> Input records
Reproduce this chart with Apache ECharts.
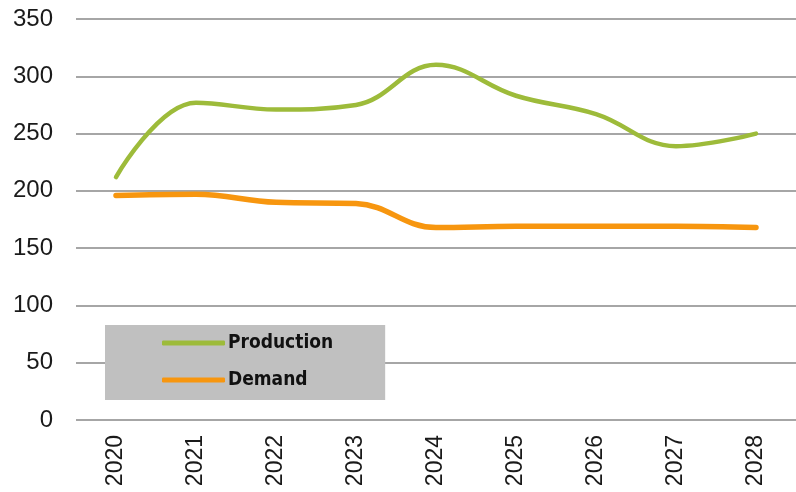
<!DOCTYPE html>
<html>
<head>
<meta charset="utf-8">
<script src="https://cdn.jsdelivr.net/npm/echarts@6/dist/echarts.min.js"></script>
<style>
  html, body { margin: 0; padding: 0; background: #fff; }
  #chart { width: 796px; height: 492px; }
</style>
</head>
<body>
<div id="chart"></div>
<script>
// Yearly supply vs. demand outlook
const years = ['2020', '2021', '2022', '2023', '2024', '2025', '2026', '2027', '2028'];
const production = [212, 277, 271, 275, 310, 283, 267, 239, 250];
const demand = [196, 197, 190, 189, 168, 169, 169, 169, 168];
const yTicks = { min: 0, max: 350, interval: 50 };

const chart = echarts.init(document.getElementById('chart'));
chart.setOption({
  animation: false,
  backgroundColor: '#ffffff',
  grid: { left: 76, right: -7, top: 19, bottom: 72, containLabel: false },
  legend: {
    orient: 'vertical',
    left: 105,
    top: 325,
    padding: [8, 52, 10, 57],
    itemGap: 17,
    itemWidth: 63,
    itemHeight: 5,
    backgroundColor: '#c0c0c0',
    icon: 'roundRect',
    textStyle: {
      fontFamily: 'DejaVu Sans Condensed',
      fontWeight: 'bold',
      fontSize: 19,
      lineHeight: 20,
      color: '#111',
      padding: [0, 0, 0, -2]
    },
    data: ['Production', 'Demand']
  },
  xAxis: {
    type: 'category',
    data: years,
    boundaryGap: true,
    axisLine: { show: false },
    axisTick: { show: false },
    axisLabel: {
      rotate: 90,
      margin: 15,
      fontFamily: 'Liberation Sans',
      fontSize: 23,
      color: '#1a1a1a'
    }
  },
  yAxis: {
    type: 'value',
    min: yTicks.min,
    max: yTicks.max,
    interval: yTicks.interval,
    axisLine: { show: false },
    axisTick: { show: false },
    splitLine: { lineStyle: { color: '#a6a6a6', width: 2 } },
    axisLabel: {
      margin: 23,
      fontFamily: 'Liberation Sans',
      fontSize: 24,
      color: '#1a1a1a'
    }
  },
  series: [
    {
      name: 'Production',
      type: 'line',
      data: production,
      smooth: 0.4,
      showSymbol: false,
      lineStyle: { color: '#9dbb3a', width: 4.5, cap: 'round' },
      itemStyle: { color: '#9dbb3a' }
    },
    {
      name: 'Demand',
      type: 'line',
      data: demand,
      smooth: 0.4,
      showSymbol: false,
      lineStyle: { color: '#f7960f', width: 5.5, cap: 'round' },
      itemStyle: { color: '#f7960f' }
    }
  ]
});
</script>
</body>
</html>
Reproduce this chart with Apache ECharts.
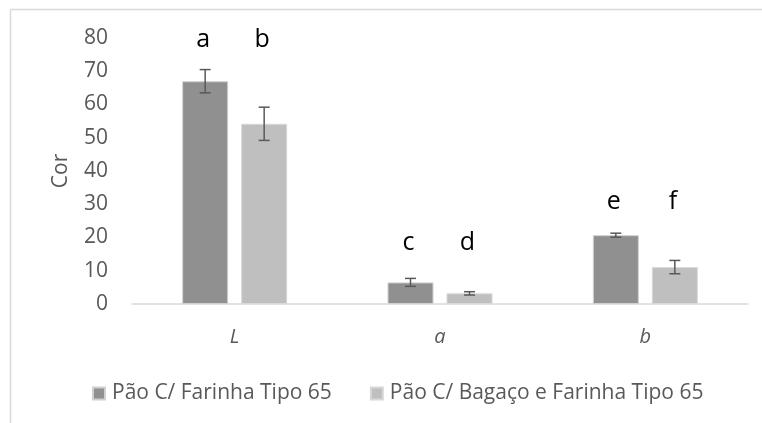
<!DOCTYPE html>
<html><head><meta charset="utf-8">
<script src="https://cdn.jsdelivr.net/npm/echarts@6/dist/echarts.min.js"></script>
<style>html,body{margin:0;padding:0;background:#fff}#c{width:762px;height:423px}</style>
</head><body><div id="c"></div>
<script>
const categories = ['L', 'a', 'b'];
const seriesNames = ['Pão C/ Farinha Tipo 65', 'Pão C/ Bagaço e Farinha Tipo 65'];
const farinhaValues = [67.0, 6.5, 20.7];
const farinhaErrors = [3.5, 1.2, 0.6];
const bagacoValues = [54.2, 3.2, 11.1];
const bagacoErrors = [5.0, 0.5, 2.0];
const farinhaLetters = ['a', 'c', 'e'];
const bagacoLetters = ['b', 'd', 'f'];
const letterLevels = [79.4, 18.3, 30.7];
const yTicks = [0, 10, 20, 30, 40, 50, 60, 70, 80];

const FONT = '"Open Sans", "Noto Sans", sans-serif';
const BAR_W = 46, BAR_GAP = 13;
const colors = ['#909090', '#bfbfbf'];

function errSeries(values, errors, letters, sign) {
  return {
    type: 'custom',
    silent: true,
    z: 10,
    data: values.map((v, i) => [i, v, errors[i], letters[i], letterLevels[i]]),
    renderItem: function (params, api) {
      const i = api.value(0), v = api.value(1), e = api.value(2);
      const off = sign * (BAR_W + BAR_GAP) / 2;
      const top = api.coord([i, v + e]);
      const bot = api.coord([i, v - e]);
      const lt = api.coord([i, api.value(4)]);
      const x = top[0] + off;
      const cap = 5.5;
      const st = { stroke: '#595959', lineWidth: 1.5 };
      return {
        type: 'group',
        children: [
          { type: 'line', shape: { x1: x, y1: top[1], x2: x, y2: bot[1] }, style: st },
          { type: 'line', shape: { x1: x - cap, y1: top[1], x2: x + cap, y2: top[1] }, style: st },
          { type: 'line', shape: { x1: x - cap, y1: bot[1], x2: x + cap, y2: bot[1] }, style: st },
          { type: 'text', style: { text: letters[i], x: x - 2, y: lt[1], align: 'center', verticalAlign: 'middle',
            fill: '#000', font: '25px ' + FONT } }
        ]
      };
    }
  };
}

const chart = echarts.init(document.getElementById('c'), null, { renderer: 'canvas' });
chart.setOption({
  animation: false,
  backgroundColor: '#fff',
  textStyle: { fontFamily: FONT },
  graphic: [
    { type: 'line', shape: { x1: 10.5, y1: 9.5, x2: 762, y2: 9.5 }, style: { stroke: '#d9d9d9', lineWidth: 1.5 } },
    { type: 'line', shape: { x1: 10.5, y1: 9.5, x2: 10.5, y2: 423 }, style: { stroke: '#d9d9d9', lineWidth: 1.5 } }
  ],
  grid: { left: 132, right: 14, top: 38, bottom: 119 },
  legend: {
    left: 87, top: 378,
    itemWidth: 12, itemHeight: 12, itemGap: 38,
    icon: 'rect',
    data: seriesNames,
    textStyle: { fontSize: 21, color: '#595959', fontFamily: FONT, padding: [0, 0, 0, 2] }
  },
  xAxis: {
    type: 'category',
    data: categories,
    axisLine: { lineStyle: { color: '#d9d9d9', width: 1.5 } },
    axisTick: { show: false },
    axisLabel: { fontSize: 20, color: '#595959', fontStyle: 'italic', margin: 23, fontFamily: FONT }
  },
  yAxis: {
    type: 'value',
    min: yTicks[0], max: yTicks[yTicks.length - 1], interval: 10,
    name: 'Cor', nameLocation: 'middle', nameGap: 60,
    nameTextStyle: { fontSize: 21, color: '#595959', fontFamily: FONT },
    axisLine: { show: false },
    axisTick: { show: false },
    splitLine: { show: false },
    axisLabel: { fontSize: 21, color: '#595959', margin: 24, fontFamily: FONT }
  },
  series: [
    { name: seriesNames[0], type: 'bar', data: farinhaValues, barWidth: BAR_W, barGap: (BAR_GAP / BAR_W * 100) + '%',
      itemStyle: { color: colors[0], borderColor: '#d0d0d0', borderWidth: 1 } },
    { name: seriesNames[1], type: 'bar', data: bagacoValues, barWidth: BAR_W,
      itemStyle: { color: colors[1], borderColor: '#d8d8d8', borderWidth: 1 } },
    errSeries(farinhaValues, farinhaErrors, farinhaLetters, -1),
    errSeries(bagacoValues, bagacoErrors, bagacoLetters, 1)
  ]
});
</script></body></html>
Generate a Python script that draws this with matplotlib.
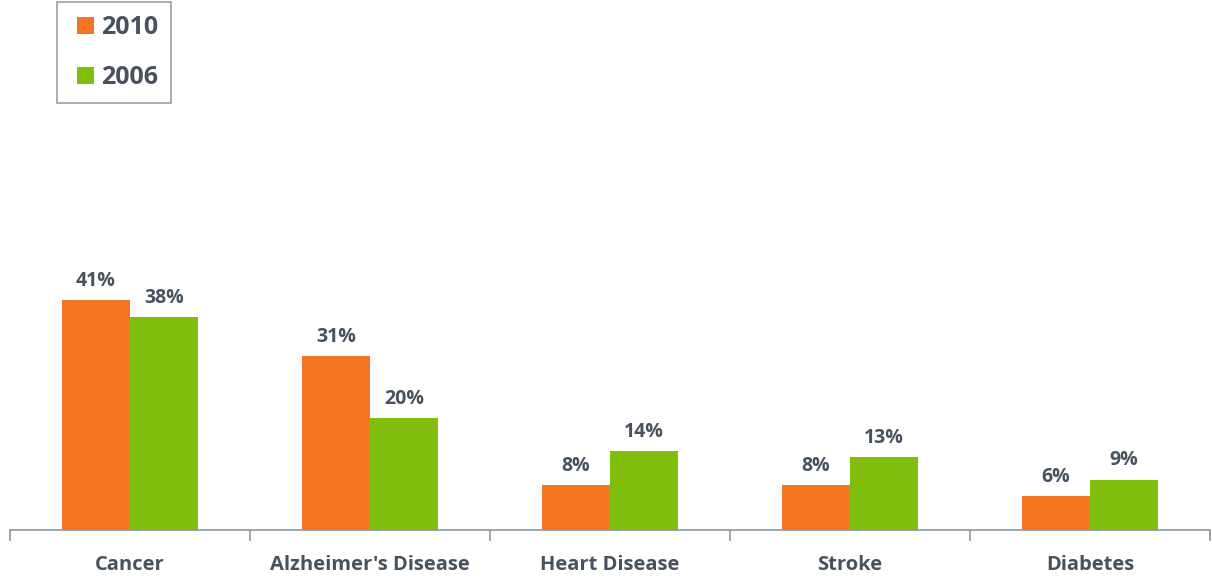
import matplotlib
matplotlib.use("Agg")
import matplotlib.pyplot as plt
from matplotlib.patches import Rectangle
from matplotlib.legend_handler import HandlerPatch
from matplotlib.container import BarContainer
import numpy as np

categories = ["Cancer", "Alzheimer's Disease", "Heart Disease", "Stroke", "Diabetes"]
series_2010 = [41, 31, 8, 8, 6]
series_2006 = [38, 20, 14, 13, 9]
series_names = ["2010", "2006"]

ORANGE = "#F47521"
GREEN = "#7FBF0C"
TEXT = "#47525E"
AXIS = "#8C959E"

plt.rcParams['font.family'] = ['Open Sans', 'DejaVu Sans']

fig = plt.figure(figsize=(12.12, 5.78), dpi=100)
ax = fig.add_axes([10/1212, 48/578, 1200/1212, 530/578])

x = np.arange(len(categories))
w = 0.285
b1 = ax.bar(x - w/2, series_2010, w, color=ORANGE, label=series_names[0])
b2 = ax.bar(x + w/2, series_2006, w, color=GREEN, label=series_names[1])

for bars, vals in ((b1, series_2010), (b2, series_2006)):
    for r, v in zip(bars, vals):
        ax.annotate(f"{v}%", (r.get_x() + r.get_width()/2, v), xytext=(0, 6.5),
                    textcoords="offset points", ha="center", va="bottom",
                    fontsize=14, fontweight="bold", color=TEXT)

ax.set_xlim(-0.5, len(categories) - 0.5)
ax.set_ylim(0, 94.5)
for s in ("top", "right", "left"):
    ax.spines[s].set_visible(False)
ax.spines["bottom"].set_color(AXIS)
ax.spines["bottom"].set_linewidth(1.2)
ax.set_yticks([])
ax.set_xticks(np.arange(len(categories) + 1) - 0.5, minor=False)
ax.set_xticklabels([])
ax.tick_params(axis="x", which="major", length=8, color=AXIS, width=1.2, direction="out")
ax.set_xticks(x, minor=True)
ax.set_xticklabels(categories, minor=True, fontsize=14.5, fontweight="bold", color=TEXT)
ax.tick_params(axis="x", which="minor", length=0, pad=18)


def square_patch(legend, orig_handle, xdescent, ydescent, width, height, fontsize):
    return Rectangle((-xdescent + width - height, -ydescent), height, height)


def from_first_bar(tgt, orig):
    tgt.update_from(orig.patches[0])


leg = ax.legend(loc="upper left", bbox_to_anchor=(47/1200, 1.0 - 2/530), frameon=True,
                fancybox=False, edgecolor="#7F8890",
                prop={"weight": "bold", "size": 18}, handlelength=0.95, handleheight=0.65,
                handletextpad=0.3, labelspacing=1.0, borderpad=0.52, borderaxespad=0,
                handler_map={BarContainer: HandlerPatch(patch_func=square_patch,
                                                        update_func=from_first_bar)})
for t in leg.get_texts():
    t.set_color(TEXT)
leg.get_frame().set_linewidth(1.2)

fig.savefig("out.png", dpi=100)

> Work to be completed
Begin with the line that contains "Generate a Python" and end with the line that contains "import numpy as np"; write out both and all lines between exactly, but no pictures.

> Right answer
Generate a Python script that draws this with matplotlib.
import matplotlib
matplotlib.use("Agg")
import matplotlib.pyplot as plt
from matplotlib.patches import Rectangle
from matplotlib.legend_handler import HandlerPatch
from matplotlib.container import BarContainer
import numpy as np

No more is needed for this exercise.